Nella seconda fase la società, poi andata a carte quarantotto, iniziava a creare delle passività sempre più ingenti. Accensione di finanziamenti, acquisto di autoveicoli di lusso (Ferrari, Mini Cooper, BMW, Jaguar) ed altri mezzi, mancato pagamento di imposte e contributi previdenziali ed assistenziali. I finanzieri hanno quantificato tali passività in 7.043.791,91, di cui oltre 2 milioni di euro dovuti per contributi non versati a favore del personale dipendente.

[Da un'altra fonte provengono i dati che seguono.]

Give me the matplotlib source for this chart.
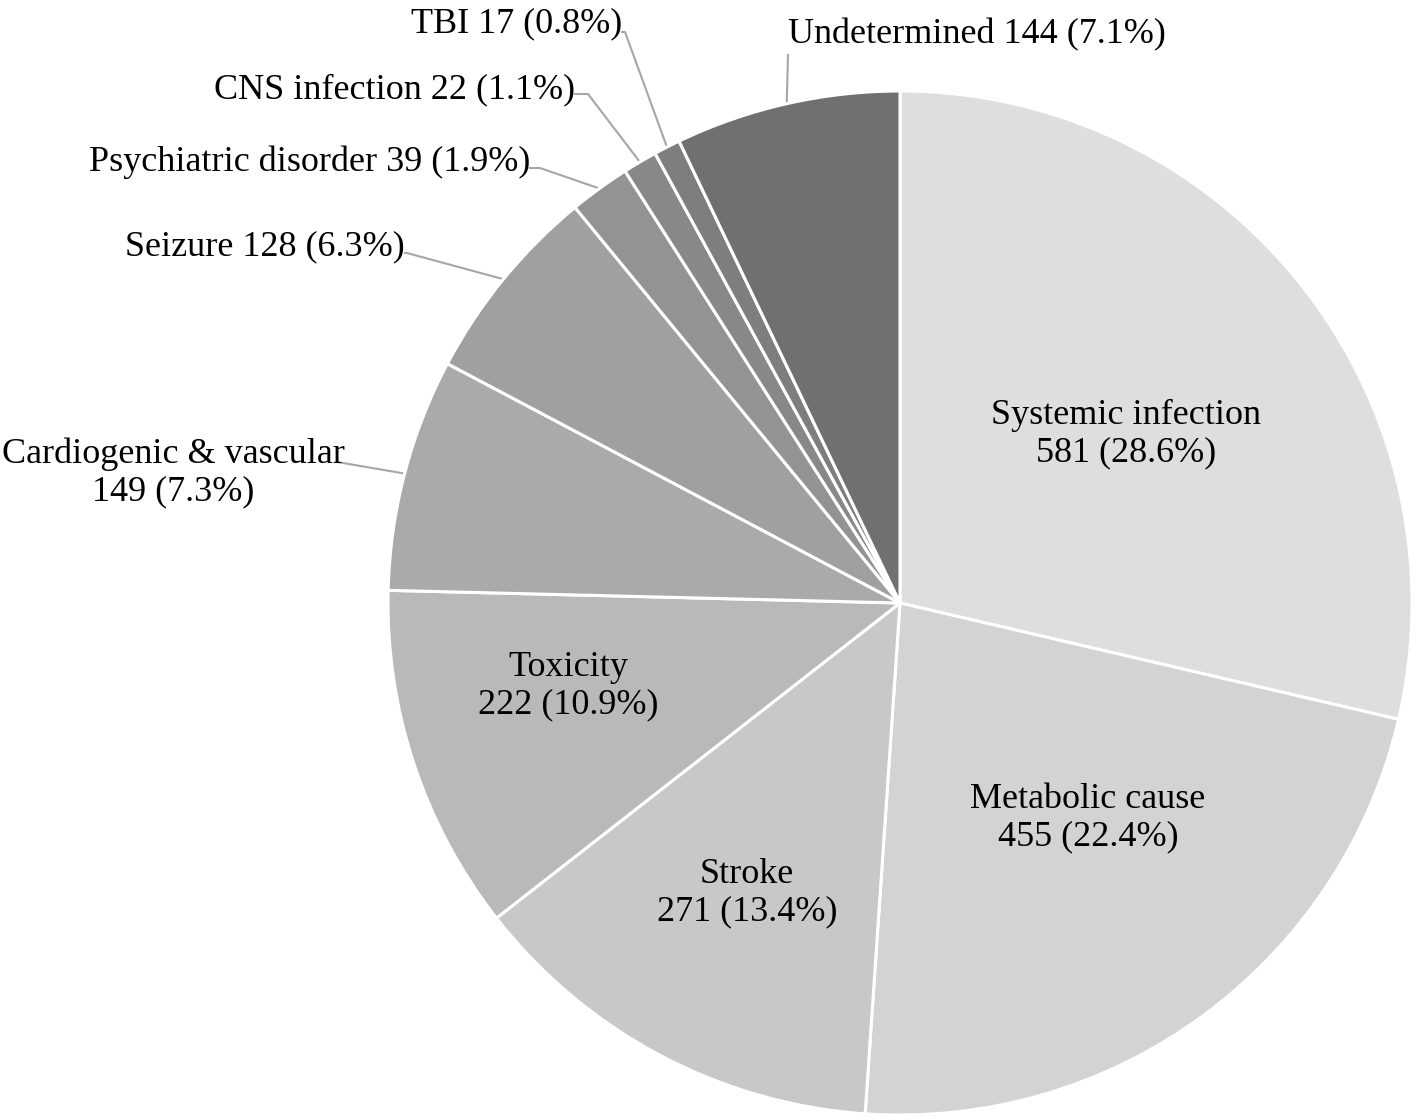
import numpy as np
import matplotlib
matplotlib.use('Agg')
import matplotlib.pyplot as plt

plt.rcParams['font.family'] = ['Liberation Serif', 'DejaVu Serif']

causes = ['Systemic infection', 'Metabolic cause', 'Stroke', 'Toxicity',
          'Cardiogenic & vascular', 'Seizure', 'Psychiatric disorder',
          'CNS infection', 'TBI', 'Undetermined']
counts = [581, 455, 271, 222, 149, 128, 39, 22, 17, 144]
pcts = [28.6, 22.4, 13.4, 10.9, 7.3, 6.3, 1.9, 1.1, 0.8, 7.1]
greys = ['#dedede', '#d3d3d3', '#c8c8c8', '#b9b9b9', '#aaaaaa',
         '#a0a0a0', '#939393', '#888888', '#7e7e7e', '#707070']

W, H = 1419, 1120
cx, cy, R = 900, 603, 512

fig = plt.figure(figsize=(W / 100, H / 100), dpi=100)
ax = fig.add_axes([0, 0, 1, 1])
ax.set_xlim(0, W)
ax.set_ylim(0, H)
ax.set_aspect('equal')
ax.axis('off')

wedges, _ = ax.pie(counts, colors=greys, startangle=90, counterclock=False,
                   center=(cx, H - cy), radius=R,
                   wedgeprops=dict(edgecolor='white', linewidth=2.2))
ax.set_xlim(0, W)
ax.set_ylim(0, H)

fs = 26

# labels inside the slices (pixel positions, y from top)
inside = {0: (1126, 434), 1: (1088, 818), 2: (747, 893), 3: (568, 686)}
for i, (px, py) in inside.items():
    ax.text(px, H - py, '%s\n%d (%.1f%%)' % (causes[i], counts[i], pcts[i]),
            ha='center', va='center', fontsize=fs, linespacing=1.15)

# outside labels: text anchor, alignment, elbow point of leader
outside = {
    4: ((173, 473), 'center', (337, 462)),
    5: ((405, 247), 'right', (407, 253)),
    6: ((530, 162), 'right', (540, 168)),
    7: ((575, 90), 'right', (588, 94)),
    8: ((622, 24), 'right', (625, 32)),
    9: ((977, 35), 'center', (788, 55)),
}
for i, ((tx, ty), ha, (ex, ey)) in outside.items():
    if i == 4:
        s = '%s\n%d (%.1f%%)' % (causes[i], counts[i], pcts[i])
    else:
        s = '%s %d (%.1f%%)' % (causes[i], counts[i], pcts[i])
    ax.text(tx, H - ty, s, ha=ha, va='center', fontsize=fs, linespacing=1.15)
    w = wedges[i]
    ang = np.deg2rad((w.theta1 + w.theta2) / 2)
    x0 = cx + R * np.cos(ang)
    y0 = (H - cy) + R * np.sin(ang)
    xs = [x0, ex]
    ys = [y0, H - ey]
    if ha == 'right':
        xs.append(tx)
        ys.append(H - ey)
    ax.plot(xs, ys, color='#a6a6a6', lw=1.5, zorder=0.5)

plt.savefig('out.png', dpi=100)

L’ultima fase consisteva nel prelevare tutte le somme depositate sui conti correnti, fino a svuotarli completamente. Nel contempo le commesse venivano trasferite ad altra società con la stessa compagine sociale e ragione sociale, destinata a prendere il posto di quella destinata al fallimento.

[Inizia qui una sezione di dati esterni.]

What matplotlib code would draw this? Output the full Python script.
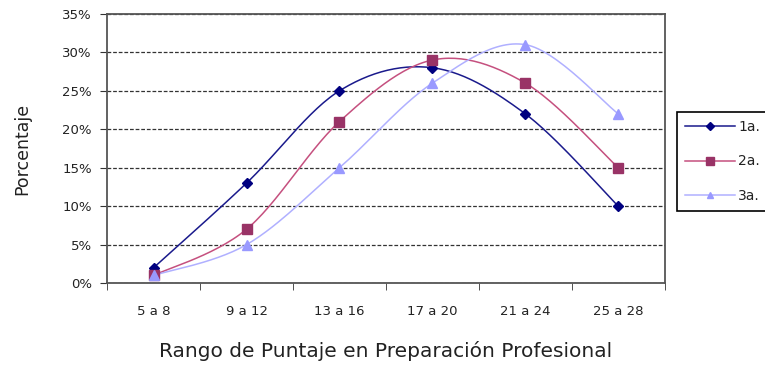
import numpy as np
import matplotlib.pyplot as plt
from matplotlib.ticker import PercentFormatter

plt.rcParams['font.family'] = ['DejaVu Sans']

categorias = ["5 a 8", "9 a 12", "13 a 16", "17 a 20", "21 a 24", "25 a 28"]
serie_1a = [2, 13, 25, 28, 22, 10]
serie_2a = [1, 7, 21, 29, 26, 15]
serie_3a = [1, 5, 15, 26, 31, 22]
nombres = ["1a.", "2a.", "3a."]


def suavizar(x, y, n=30):
    # curva tipo Excel (Bezier con puntos de control Catmull-Rom)
    x = np.asarray(x, float)
    y = np.asarray(y, float)
    px = np.concatenate([[x[0]], x, [x[-1]]])
    py = np.concatenate([[y[0]], y, [y[-1]]])
    xs, ys = [], []
    t = np.linspace(0, 1, n)
    for i in range(len(x) - 1):
        p0 = np.array([px[i + 1], py[i + 1]])
        p3 = np.array([px[i + 2], py[i + 2]])
        c1 = p0 + (np.array([px[i + 2], py[i + 2]]) - np.array([px[i], py[i]])) / 6
        c2 = p3 - (np.array([px[i + 3], py[i + 3]]) - np.array([px[i + 1], py[i + 1]])) / 6
        pts = ((1 - t) ** 3)[:, None] * p0 + (3 * (1 - t) ** 2 * t)[:, None] * c1 \
            + (3 * (1 - t) * t ** 2)[:, None] * c2 + (t ** 3)[:, None] * p3
        xs.extend(pts[:, 0])
        ys.extend(pts[:, 1])
    return xs, ys


fig = plt.figure(figsize=(7.65, 3.75), dpi=100)
ax = fig.add_axes([0.140, 0.245, 0.729, 0.718])

x = np.arange(len(categorias))
colores = ["#000080", "#993366", "#9999FF"]
colores_linea = ["#1a1a8c", "#c5507f", "#b0b0ff"]
marcadores = ["D", "s", "^"]
tamanos = [5.5, 7, 6.5]

for datos, nombre, col, cl, m, ms in zip([serie_1a, serie_2a, serie_3a], nombres, colores,
                                         colores_linea, marcadores, tamanos):
    sx, sy = suavizar(x, datos)
    ax.plot(sx, sy, color=cl, lw=1.1, zorder=3)
    ax.plot(x, datos, ls="none", marker=m, ms=ms, color=col, zorder=4)
    ax.plot([], [], color=cl, lw=1.1, marker=m, ms=ms - 1.5, mfc=col, mec=col, label=nombre)

ax.set_xlim(-0.5, 5.5)
ax.set_ylim(0, 35)
ax.set_yticks(range(0, 36, 5))
ax.yaxis.set_major_formatter(PercentFormatter(decimals=0))
ax.set_xticks(x)
ax.set_xticklabels(categorias)
ax.set_xticks(np.arange(-0.5, 6, 1), minor=True)
ax.tick_params(axis="x", which="major", length=0, pad=16, labelsize=9.5, labelcolor="#222222")
ax.tick_params(axis="x", which="minor", length=5, direction="out", color="#333333")
ax.tick_params(axis="y", length=5, direction="out", labelsize=9.5, color="#333333",
               labelcolor="#222222", pad=6)

ax.grid(axis="y", color="#333333", ls=(0, (3, 1.5)), lw=0.9)
for s in ax.spines.values():
    s.set_color("#555555")
    s.set_linewidth(1.3)

ax.set_xlabel("Rango de Puntaje en Preparación Profesional", fontsize=14.5, labelpad=16,
              color="#222222")
ax.set_ylabel("Porcentaje", fontsize=12.5, labelpad=22, color="#222222")

leg = fig.legend(loc="upper left", bbox_to_anchor=(677 / 765, 1 - 112 / 375), fontsize=10,
                 fancybox=False, edgecolor="black", framealpha=1, borderaxespad=0,
                 handlelength=3.6, handletextpad=0.25, labelspacing=1.5, borderpad=0.55)
leg.get_frame().set_linewidth(1.2)
for t in leg.get_texts():
    t.set_color("#222222")

fig.savefig("out.png", dpi=100)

Insomma – dicono i finanzieri – un sistema articolato di truffe per acquisire sempre più disponibilità finanziarie, che sparivano quando arrivava la richiesta di restituzione. Per tutte, le Fiamme gialle citano un sistema ingegnoso ideato dal team truffaldino per impossessarsi di contante. Presso un distributore gestito da una società avente lo stesso asset societario del calzaturificio risultavano prelievi di carburante (mai avvenuti), ma giustificati con tanto di pezze d’appoggio. Il carburante non erogato, ma fatturato, veniva smerciato a autotrasportatori compiacenti che pagavano cash. Il contante (un autentico fiume di danaro) finiva nelle tasche dei responsabili del calzaturificio fallito. Il quadro era completato da una serie di “distrazioni” dal patrimonio della società in default : fondi sottratti mediante l’utilizzo di fatture per operazioni inesistenti; illegittimi trasferimenti finanziari; beni mobili fraudolentemente trasferiti. Il valore di questi ultimi beni è stato quantificato in un importo complessivo di 1.792.066,52 euro. Ricostruire tutte le operazioni finanziarie effettuate non è stato facile giacché i documenti della società fallita o erano stati distrutti o occultati. Peraltro, a rendere più complicato il tutto, si è aggiunta la ritrosia a collaborare, da parte di alcune persone gravitanti nell’orbita societaria. Non solo, ma alcune di esse hanno tentato di alleggerire le responsabilità degli accusati, fornendo scritti e documenti finalizzati a scaricare le colpe su altri (per queste persone sono già incardinati numerosi procedimenti penali). La Guardia di Finanza, quindi, ha dovuto ricorrere ad accertamenti bancari, controlli di coerenza esterni, testimonianze di maestranze per venire a capo dell’intera vicenda. Ovviamente tutte queste operazioni non hanno fatto altro che allungare i tempi delle investigazioni. Ma alla fine i finanzieri, con la tenacia che li caratterizza, ne sono venuti a capo. Agli aspetti più squisitamente giudiziari se n’ è accompagnato un altro di natura prettamente tributaria. Sulla base di quanto accertato nel corso delle indagini, c’è stato l’assoggettamento a tassazione dei proventi di natura illecita, ammontanti a oltre 4.000.000 di euro e la contestazione di false fatturazioni per quasi 900.000 euro.